> CHALLENGE: Reproduce the line containing "Generate a LaTeX" exactly, along with each line after it through the end of the data; pictures are left out.

BEGIN GIVEN DATA

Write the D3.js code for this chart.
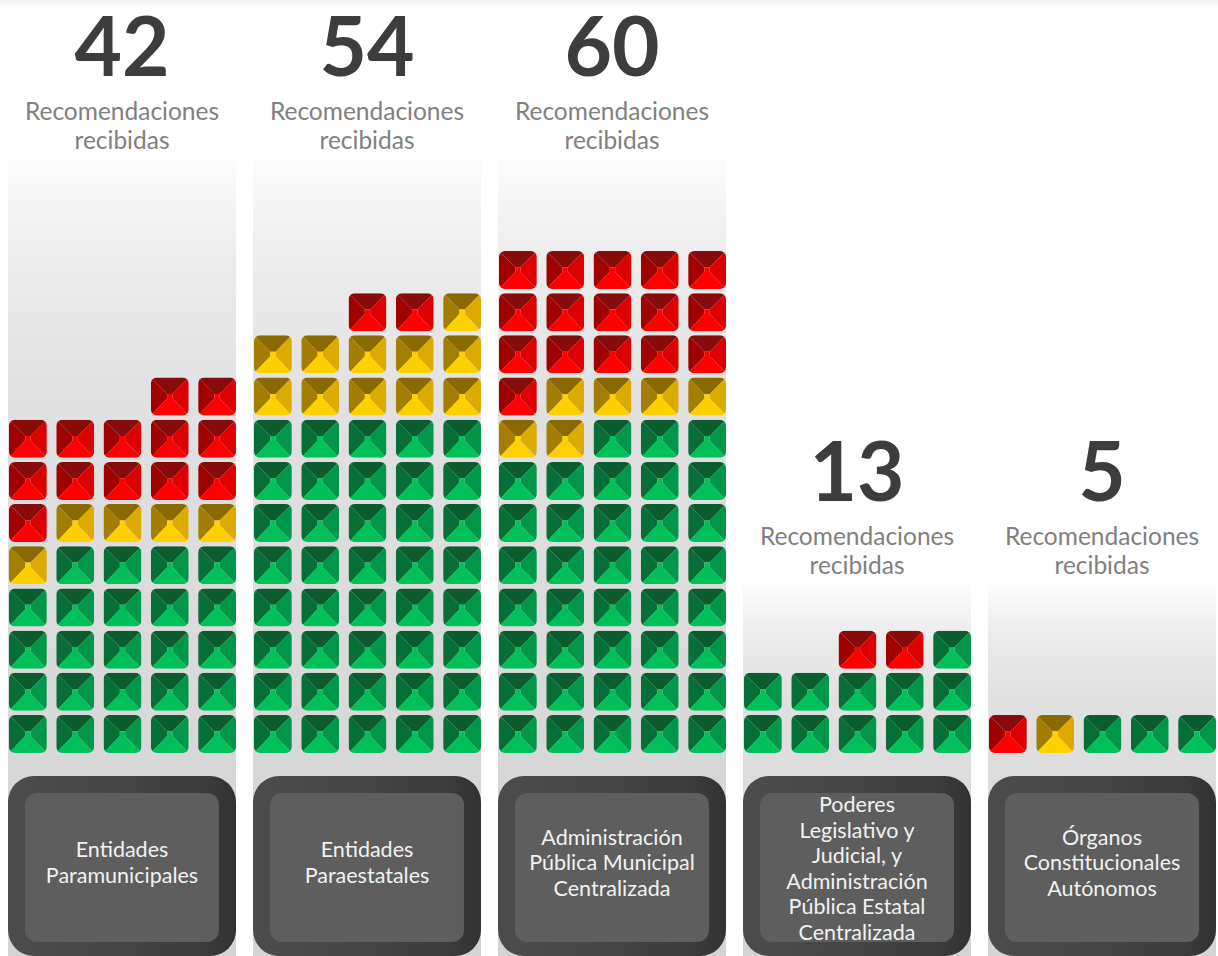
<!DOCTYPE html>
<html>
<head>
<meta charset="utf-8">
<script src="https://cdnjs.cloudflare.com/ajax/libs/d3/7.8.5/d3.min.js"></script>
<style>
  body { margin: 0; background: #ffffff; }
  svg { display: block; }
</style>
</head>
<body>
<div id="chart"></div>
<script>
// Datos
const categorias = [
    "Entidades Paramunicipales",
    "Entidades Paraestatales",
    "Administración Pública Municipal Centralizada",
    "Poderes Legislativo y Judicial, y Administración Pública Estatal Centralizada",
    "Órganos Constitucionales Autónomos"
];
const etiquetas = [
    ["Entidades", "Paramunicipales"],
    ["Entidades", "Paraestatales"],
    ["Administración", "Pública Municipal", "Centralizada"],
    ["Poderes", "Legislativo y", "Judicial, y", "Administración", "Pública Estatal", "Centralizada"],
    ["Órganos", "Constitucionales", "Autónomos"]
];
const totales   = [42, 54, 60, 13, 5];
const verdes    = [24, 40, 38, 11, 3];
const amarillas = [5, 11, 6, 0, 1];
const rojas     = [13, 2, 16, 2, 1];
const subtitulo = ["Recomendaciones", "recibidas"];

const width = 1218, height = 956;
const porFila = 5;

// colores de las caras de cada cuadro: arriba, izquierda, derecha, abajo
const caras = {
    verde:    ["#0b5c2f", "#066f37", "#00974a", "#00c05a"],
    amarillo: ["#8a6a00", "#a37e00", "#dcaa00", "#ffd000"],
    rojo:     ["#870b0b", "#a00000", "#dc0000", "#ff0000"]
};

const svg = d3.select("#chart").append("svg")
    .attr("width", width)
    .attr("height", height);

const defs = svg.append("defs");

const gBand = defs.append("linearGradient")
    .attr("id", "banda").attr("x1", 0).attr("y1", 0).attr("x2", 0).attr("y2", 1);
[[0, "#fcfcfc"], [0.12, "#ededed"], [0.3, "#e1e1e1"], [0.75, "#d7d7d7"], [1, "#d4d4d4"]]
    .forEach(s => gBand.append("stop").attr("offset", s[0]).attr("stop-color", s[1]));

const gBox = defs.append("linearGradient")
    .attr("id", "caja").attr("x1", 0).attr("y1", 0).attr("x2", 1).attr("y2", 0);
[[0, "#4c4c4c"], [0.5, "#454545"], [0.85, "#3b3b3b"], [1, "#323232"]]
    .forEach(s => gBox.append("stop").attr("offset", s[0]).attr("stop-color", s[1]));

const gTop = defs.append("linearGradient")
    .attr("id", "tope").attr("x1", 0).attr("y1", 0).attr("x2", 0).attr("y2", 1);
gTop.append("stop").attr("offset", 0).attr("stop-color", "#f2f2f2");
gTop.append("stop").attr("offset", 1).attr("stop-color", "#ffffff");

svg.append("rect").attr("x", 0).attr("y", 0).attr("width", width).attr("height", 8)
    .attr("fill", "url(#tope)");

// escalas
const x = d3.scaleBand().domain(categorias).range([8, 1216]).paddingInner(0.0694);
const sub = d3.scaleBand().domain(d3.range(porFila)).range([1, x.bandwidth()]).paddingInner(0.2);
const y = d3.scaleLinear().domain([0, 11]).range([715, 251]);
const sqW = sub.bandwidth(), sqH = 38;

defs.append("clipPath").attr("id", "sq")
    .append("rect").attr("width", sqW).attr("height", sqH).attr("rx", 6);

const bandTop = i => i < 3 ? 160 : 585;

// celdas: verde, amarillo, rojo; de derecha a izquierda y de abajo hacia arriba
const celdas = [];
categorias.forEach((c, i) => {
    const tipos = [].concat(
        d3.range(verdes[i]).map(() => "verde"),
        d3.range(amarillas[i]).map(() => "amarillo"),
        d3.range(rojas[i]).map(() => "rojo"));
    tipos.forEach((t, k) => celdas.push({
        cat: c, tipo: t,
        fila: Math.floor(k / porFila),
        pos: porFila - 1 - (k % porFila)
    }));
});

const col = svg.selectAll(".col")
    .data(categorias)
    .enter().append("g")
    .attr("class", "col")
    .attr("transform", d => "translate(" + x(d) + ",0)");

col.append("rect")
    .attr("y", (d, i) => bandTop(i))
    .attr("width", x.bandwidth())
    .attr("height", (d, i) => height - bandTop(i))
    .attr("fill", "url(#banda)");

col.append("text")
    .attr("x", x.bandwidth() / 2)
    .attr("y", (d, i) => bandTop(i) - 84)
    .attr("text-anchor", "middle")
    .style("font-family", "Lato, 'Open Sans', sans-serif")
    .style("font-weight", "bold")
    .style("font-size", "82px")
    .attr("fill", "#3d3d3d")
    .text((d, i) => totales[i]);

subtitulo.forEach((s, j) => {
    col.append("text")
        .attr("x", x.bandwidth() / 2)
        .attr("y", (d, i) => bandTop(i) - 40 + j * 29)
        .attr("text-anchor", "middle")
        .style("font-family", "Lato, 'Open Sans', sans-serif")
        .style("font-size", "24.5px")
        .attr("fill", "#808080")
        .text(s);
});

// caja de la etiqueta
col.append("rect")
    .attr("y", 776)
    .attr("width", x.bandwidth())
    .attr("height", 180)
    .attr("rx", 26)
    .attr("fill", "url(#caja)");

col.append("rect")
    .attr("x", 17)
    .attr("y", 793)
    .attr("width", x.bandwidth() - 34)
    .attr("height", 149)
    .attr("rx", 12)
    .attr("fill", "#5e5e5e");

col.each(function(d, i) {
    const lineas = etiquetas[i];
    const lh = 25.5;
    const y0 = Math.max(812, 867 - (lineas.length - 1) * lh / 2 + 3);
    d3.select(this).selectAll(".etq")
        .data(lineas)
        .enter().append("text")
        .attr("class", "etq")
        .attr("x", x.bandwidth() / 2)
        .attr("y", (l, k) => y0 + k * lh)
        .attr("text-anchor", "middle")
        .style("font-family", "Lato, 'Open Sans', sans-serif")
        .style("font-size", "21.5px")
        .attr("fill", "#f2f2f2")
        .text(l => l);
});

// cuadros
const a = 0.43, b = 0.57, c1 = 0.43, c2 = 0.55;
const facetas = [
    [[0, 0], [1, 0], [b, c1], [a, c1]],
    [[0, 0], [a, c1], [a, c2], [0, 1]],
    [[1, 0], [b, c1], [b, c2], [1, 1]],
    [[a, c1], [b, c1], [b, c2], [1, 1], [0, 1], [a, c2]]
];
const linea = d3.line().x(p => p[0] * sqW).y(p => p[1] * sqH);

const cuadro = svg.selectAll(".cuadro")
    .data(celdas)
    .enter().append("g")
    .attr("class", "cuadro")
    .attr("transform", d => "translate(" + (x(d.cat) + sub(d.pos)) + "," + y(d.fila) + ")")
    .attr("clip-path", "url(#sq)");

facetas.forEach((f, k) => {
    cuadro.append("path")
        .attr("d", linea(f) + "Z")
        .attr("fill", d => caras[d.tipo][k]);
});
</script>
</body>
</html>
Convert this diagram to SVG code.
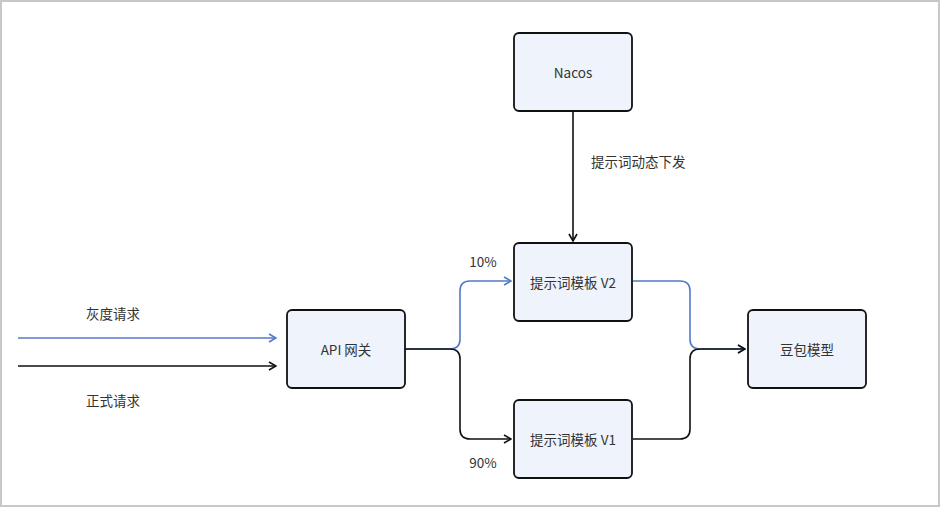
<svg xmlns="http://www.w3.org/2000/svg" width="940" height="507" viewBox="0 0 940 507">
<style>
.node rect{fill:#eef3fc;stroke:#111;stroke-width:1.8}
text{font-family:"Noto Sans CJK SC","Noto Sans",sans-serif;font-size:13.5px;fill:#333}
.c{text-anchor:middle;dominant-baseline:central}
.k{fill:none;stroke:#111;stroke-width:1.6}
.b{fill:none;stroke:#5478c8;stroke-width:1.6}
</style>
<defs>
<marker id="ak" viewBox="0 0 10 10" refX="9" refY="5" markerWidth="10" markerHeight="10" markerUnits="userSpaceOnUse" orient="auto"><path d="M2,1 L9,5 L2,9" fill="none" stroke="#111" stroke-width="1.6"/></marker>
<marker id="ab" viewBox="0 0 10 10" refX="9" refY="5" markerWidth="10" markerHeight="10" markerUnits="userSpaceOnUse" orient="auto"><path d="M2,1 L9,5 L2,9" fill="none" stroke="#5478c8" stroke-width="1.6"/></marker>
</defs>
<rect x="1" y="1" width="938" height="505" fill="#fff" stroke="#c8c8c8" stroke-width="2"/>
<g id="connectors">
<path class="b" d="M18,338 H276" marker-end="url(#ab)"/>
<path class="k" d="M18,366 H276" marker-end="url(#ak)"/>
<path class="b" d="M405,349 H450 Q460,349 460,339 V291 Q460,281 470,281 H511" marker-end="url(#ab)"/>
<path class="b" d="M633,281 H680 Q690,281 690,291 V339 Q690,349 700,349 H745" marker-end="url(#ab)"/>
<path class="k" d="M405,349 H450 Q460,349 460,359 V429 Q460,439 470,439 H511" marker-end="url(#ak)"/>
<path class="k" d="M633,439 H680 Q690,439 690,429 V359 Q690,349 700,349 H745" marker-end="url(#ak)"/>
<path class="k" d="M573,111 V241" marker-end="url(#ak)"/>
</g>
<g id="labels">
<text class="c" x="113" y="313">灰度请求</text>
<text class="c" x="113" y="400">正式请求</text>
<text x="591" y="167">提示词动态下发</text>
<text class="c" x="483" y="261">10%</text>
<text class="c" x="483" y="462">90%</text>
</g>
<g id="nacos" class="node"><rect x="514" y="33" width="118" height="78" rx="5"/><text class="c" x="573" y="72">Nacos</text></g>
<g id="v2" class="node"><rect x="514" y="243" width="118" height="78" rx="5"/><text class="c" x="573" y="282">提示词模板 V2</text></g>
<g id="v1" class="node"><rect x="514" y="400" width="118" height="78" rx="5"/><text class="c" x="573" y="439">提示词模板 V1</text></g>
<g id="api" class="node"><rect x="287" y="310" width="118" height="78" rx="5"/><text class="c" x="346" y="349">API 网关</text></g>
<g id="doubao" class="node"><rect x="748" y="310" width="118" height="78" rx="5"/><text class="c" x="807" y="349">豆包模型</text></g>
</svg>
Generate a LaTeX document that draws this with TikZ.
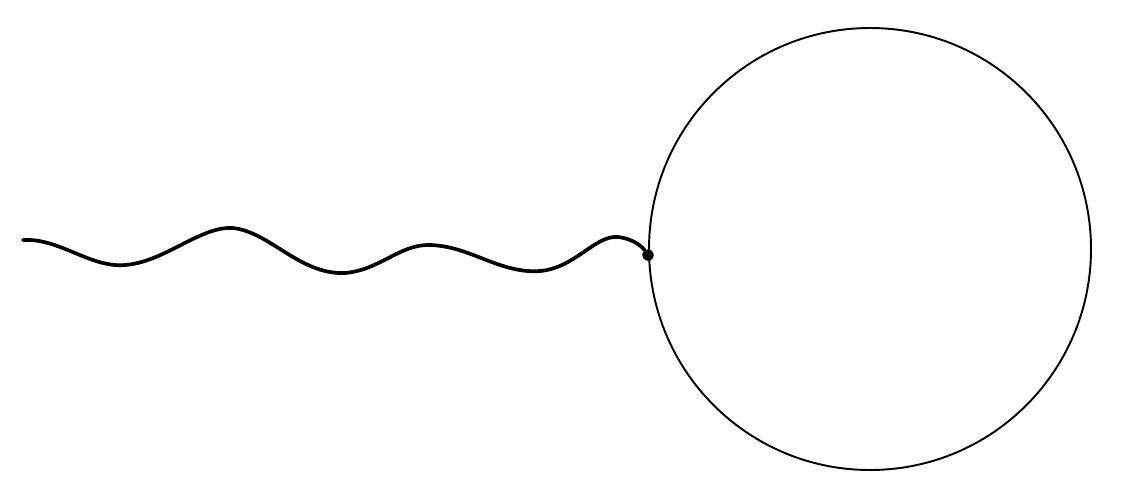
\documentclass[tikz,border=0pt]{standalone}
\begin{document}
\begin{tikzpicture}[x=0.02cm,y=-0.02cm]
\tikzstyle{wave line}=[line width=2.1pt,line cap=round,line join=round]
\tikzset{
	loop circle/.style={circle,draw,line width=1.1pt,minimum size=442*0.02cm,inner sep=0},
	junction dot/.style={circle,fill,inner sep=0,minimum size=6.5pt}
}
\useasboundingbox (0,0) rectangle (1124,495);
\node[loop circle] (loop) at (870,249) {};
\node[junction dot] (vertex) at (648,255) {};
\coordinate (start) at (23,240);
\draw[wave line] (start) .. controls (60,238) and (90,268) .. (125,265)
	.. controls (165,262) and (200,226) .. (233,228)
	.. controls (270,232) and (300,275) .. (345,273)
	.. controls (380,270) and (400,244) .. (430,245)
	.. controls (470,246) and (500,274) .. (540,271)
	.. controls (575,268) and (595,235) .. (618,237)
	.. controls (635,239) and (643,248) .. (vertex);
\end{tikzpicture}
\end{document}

END GIVEN DATA

> COMPLETE OUTPUT:
Generate a LaTeX document that draws this with TikZ.
\documentclass[tikz,border=0pt]{standalone}
\begin{document}
\begin{tikzpicture}[x=0.02cm,y=-0.02cm]
\tikzstyle{wave line}=[line width=2.1pt,line cap=round,line join=round]
\tikzset{
	loop circle/.style={circle,draw,line width=1.1pt,minimum size=442*0.02cm,inner sep=0},
	junction dot/.style={circle,fill,inner sep=0,minimum size=6.5pt}
}
\useasboundingbox (0,0) rectangle (1124,495);
\node[loop circle] (loop) at (870,249) {};
\node[junction dot] (vertex) at (648,255) {};
\coordinate (start) at (23,240);
\draw[wave line] (start) .. controls (60,238) and (90,268) .. (125,265)
	.. controls (165,262) and (200,226) .. (233,228)
	.. controls (270,232) and (300,275) .. (345,273)
	.. controls (380,270) and (400,244) .. (430,245)
	.. controls (470,246) and (500,274) .. (540,271)
	.. controls (575,268) and (595,235) .. (618,237)
	.. controls (635,239) and (643,248) .. (vertex);
\end{tikzpicture}
\end{document}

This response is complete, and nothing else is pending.